One ‘division’ of the AFA is the notorious One Million Moms headed by AFA’s Monica Cole who this past week sent out a newsletter attacking the Pizza Hut BOOK IT! Program, that encourages reading for grades PreK-6 young people, which for LGBTQ+ Pride Month this year featured a book titled Big Wig.

Big Wig by Jonathan Hillman is about a magic wig and a child who dresses in drag to compete in a neighborhood costume competition.

Cole, echoing earlier attacks by some right-wing conservatives on Twitter earlier this month as reported by Newsweek, wrote in her newsletter:

Pizza, Hut, the once kid-friendly family restaurant, is saturated in absolute filth, exploiting America’s children to be “groomed” by wokeness. Pizza Hut is now promoting a book about drag kids for its “Book It!” reading incentive program to indoctrinate children into transgenderism and homosexuality.

It has been added this month for Gay Pride Month. The book is geared towards children in pre-kindergarten up to third grade. Obviously, the goal is to normalize the LGBTQ lifestyle and indoctrinate young children.

The “Book It!” website features the book Big Wig, which is described as a “wonderful, read-aloud book that “celebrates the universal childhood experience of dressing up and the confidence that comes with putting on a costume.”

The description of Big Wig states, “In the spirit of Julián Is a Mermaid, this irrepressible picture book celebrates drag kids, individuality, and self-confidence from the perspective of a fabulous wig!”

The goal is to “groom” the next generation. It is disgusting what is being done in our culture against children. Evidently, Pizza Hut and other woke companies are seeing how much conservatives will, or in this case, will not put up with regarding their LGBTQ agenda.

It is outrageous that a family restaurant is marketing and normalizing gender dysphoria to young children. If you eat at Pizza Hut, you are also supporting child exploitation, which this corporation apparently contributes to and endorses.

The corporation of YUM! Brands owns Pizza Hut, as well as KFC, Taco Bell, and The Habit Burger Grill. 1MM, let us urge Pizza Hut to no longer promote Drag Queen storybooks such as Big Wig in their “Book It!” incentive reading programs.

There are plenty of other reading programs for children to participate in that do not encourage kids to read books about other kids’ sexuality. Families also have numerous other pizza restaurants available to choose from besides Pizza Hut.

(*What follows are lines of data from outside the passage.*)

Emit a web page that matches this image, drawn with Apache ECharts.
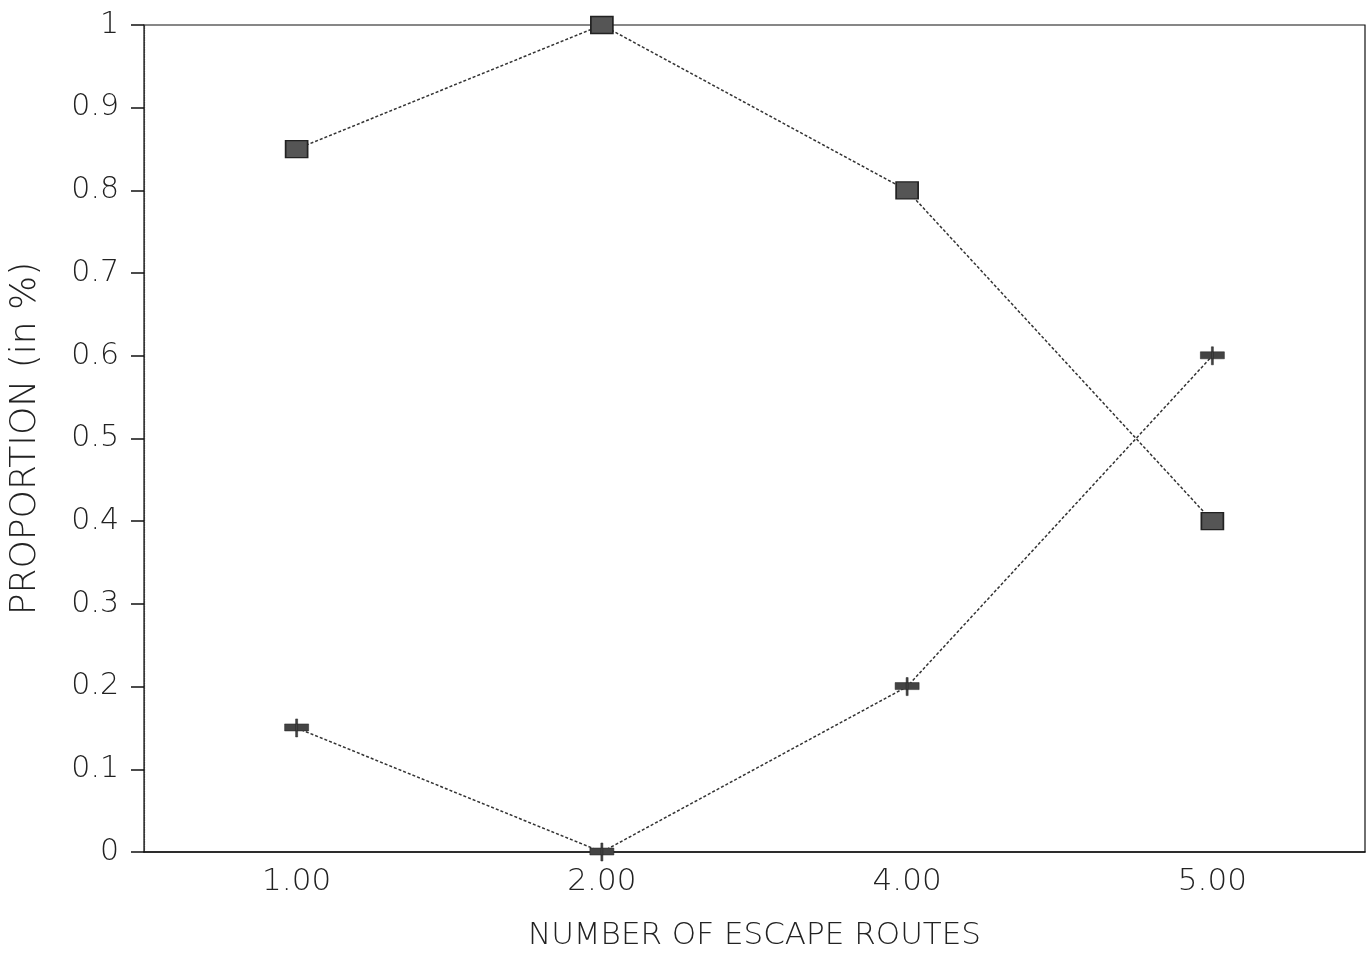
<!DOCTYPE html>
<html><head><meta charset="utf-8">
<script src="https://cdn.jsdelivr.net/npm/echarts@6/dist/echarts.min.js"></script>
<style>html,body{margin:0;padding:0;background:#fff}#c{width:1371px;height:972px}</style>
</head><body><div id="c"></div>
<script>
const categories = ['1.00', '2.00', '4.00', '5.00'];
const squareSeries = [0.85, 1.0, 0.8, 0.4];
const plusSeries = [0.15, 0.0, 0.2, 0.6];
const xName = 'NUMBER OF ESCAPE ROUTES';
const yName = 'PROPORTION (in %)';

const font = '"DejaVu Sans", sans-serif';
const plusPath = 'path://M0,5 L24,5 L24,12 L0,12 Z M11,0 L13,0 L13,18 L11,18 Z';

const chart = echarts.init(document.getElementById('c'), null, {renderer: 'canvas'});
chart.setOption({
  animation: false,
  backgroundColor: '#fff',
  grid: {left: 138, right: 6, top: 25, bottom: 120, show: true, borderColor: '#111', borderWidth: 1.2},
  xAxis: {
    type: 'category', data: categories, boundaryGap: true,
    name: xName, nameLocation: 'middle', nameGap: 68,
    nameTextStyle: {fontFamily: font, fontSize: 31, color: '#222', fontWeight: 'lighter'},
    axisLine: {lineStyle: {color: '#111', width: 1.5}},
    axisTick: {alignWithLabel: true, length: 10, lineStyle: {color: '#333', type: 'dotted'}},
    axisLabel: {fontFamily: font, fontSize: 31, color: '#222', margin: 14, fontWeight: 'lighter'},
    splitLine: {show: false}
  },
  yAxis: {
    type: 'value', min: 0, max: 1, interval: 0.1,
    name: yName, nameLocation: 'middle', nameGap: 100,
    nameTextStyle: {fontFamily: font, fontSize: 36, color: '#222', fontWeight: 'lighter'},
    axisLine: {show: true, lineStyle: {color: '#333', width: 1.2, type: 'dotted'}},
    axisTick: {show: true, length: 13, lineStyle: {color: '#111', width: 1.5}},
    axisLabel: {fontFamily: font, fontSize: 30, color: '#222', margin: 25, fontWeight: 'lighter'},
    splitLine: {show: false}
  },
  series: [
    {
      type: 'line', data: squareSeries,
      symbol: 'rect', symbolSize: [22, 17],
      itemStyle: {color: '#555', borderColor: '#222', borderWidth: 1.5},
      lineStyle: {color: '#333', width: 1.5, type: [3, 2]}
    },
    {
      type: 'line', data: plusSeries,
      symbol: plusPath, symbolSize: [24, 18],
      itemStyle: {color: '#444', borderColor: '#222', borderWidth: 0.5},
      lineStyle: {color: '#333', width: 1.5, type: [3, 2]}
    }
  ]
});
</script></body></html>
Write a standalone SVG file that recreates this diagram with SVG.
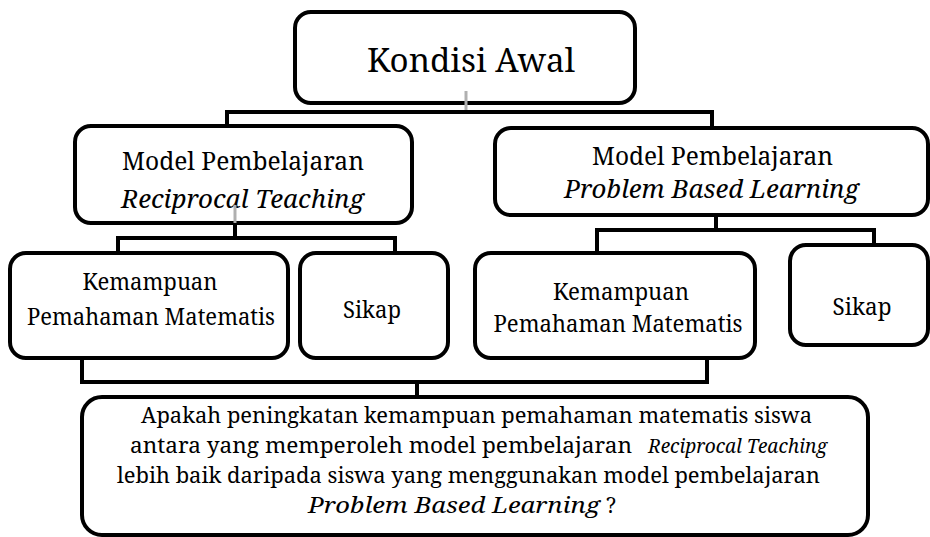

TAKE ACTION: Sign our petition urging Pizza Hut to no longer promote Drag Queen storybooks such as Big Wig in their “Book It!” incentive reading programs.

The right-wing anti-LGBTQ+ outrage over the Pride-themed book for kids is the latest in a series of assaults by conservatives on the ability to inform and sensitise young persons about the LGBTQ+ community.

In March of this year Florida Republican Governor Ron DeSantis signed that state’s ‘Don’t Say Gay bill’, into law which dictates that public school teachers may not instruct on sexual orientation or gender identity in grades kindergarten through third grade.

“Pizza Hut has gone full woke, now we must make them full broke,” said Brigitte Gabriel, founder of anti-Muslim advocacy group Act for America.

Conservative political commentator and author Nick Adams tweeted, “Boycott Pizza Hut, order from Papa John’s instead. Better ingredients. Better pizza. No wokeness.”

Since 1984, the Pizza Hut BOOK IT! Program has been dedicated to encouraging reading in schools  nationwide and is partnered with Every Child a Reader, the Center for the Book in the Library of Congress, Lucasfilm, Ltd., and book publishers such as HarperCollins Children’s Books.